The revision marks a slight improvement to November but the French economy is still seen contracting for a fourth month running. Weak demand conditions remain the number one culprit, weighing on both output and new orders. HCOB notes that:

“Although the service sector in France continued to contract slightly, according to the HCOB PMIs for services, it was a step
in the right direction as the index improved compared to the previous month. That said, aside from the period around the
Olympic Games, the service sector has barely supported overall growth this year. Surveyed companies cited lower customer
demand, political uncertainty, and difficulties in obtaining credit as contributing factors to December’s drop in activity.

“Despite weak demand for services in France, input prices are increasing, although inflation remains well below the historical
average. Positively, compared to the previous month, cost pressures eased slightly. However, service providers’ pricing
power is suffering more due to the current demand weakness. This year, service prices have not risen faster than input
prices.

“The year 2025 might bring a bit more dynamism.
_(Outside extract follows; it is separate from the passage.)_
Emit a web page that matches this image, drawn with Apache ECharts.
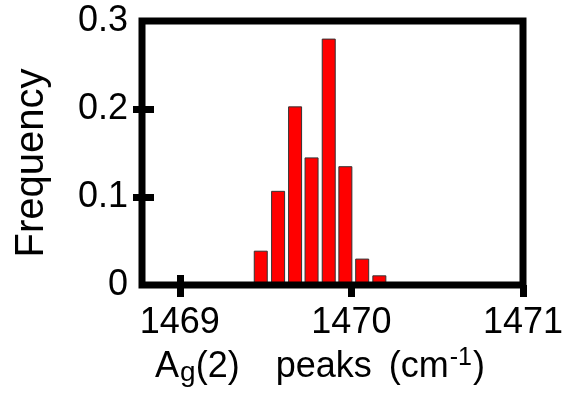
<!DOCTYPE html>
<html>
<head>
<meta charset="utf-8">
<script src="https://cdn.jsdelivr.net/npm/echarts@6/dist/echarts.min.js"></script>
<style>html,body{margin:0;padding:0;background:#fff}#c{width:578px;height:394px}</style>
</head>
<body>
<div id="c"></div>
<script>
// Data
const binCenters = [1469.472, 1469.573, 1469.672, 1469.768, 1469.868, 1469.965, 1470.063, 1470.163];
const frequencies = [0.039, 0.107, 0.203, 0.145, 0.280, 0.135, 0.030, 0.011];
const xTickValues = [1469, 1470, 1471];
const xCrossTickValues = [1469];
const yLabelValues = [0, 0.1, 0.2, 0.3];
const yTickValues = [0.1, 0.2];

const FONT = 'Liberation Sans, Arial, sans-serif';
const tickLine = { color: '#000', width: 7, cap: 'butt' };

const chart = echarts.init(document.getElementById('c'), null, { renderer: 'canvas' });
chart.setOption({
  animation: false,
  backgroundColor: '#fff',
  grid: {
    left: 142, right: 55, top: 21, bottom: 109,
    show: true, z: 10, borderColor: '#000', borderWidth: 7, backgroundColor: 'transparent'
  },
  xAxis: [{
    type: 'value', min: 1468.78, max: 1471, position: 'bottom', z: 10,
    axisLine: { show: false }, splitLine: { show: false },
    axisTick: { show: true, inside: false, length: 12, customValues: xTickValues, lineStyle: tickLine },
    axisLabel: { customValues: xTickValues, formatter: v => String(v), fontSize: 36, fontFamily: FONT, color: '#000', margin: 20 },
    name: '{a|A}{g|g}{a|(2)}{p|peaks}{q|(cm}{s|-1}{a|)}',
    nameLocation: 'middle', nameGap: 61,
    nameTextStyle: {
      padding: [0, 25, 0, 0],
      rich: {
        a: { fontSize: 36, fontFamily: FONT, color: '#000', lineHeight: 40 },
        p: { fontSize: 36, fontFamily: FONT, color: '#000', lineHeight: 40, padding: [0, 0, 0, 36] },
        q: { fontSize: 36, fontFamily: FONT, color: '#000', lineHeight: 40, padding: [0, 0, 0, 17] },
        g: { fontSize: 28, fontFamily: FONT, color: '#000', lineHeight: 28, padding: [13, 0, 0, 1] },
        s: { fontSize: 25, fontFamily: FONT, color: '#000', lineHeight: 25, padding: [0, 1, 17, 1] }
      }
    }
  }, {
    type: 'value', min: 1468.78, max: 1471, position: 'bottom', z: 10,
    axisLine: { show: false }, splitLine: { show: false }, axisLabel: { show: false },
    axisTick: { show: true, inside: true, length: 10, customValues: xCrossTickValues, lineStyle: tickLine }
  }],
  yAxis: [{
    type: 'value', min: 0, max: 0.3, interval: 0.1, position: 'left', z: 10,
    axisLine: { show: false }, splitLine: { show: false },
    axisTick: { show: true, inside: false, length: 9, customValues: yTickValues, lineStyle: tickLine },
    axisLabel: { customValues: yLabelValues, formatter: v => String(v), fontSize: 36, fontFamily: FONT, color: '#000', margin: 14 },
    name: 'Frequency', nameLocation: 'middle', nameGap: 90,
    nameTextStyle: { fontSize: 40, fontFamily: FONT, color: '#000', padding: [0, 20, 0, 0] }
  }, {
    type: 'value', min: 0, max: 0.3, interval: 0.1, position: 'left', z: 10,
    axisLine: { show: false }, splitLine: { show: false }, axisLabel: { show: false },
    axisTick: { show: true, inside: true, length: 12, customValues: yTickValues, lineStyle: tickLine }
  }],
  series: [{
    type: 'bar', xAxisIndex: 0, yAxisIndex: 0, barWidth: 14,
    data: binCenters.map((x, i) => [x, frequencies[i]]),
    itemStyle: { color: '#ff0000', borderColor: '#333', borderWidth: 1 }
  }]
});
</script>
</body>
</html>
However, French service providers aren’t that optimistic in the medium
term. Order intakes are falling, and the order situation is particularly suffering abroad. Regarding their subdued outlook,
reporting companies cite political uncertainty as a major reason, which is understandable given the unclear political and
financial situation in Paris. Reflecting this sentiment, there were layoffs in December. Future output is expected to grow over
the next twelve months, but not at the pace firms typically expect, with the future activity index below its historical average.”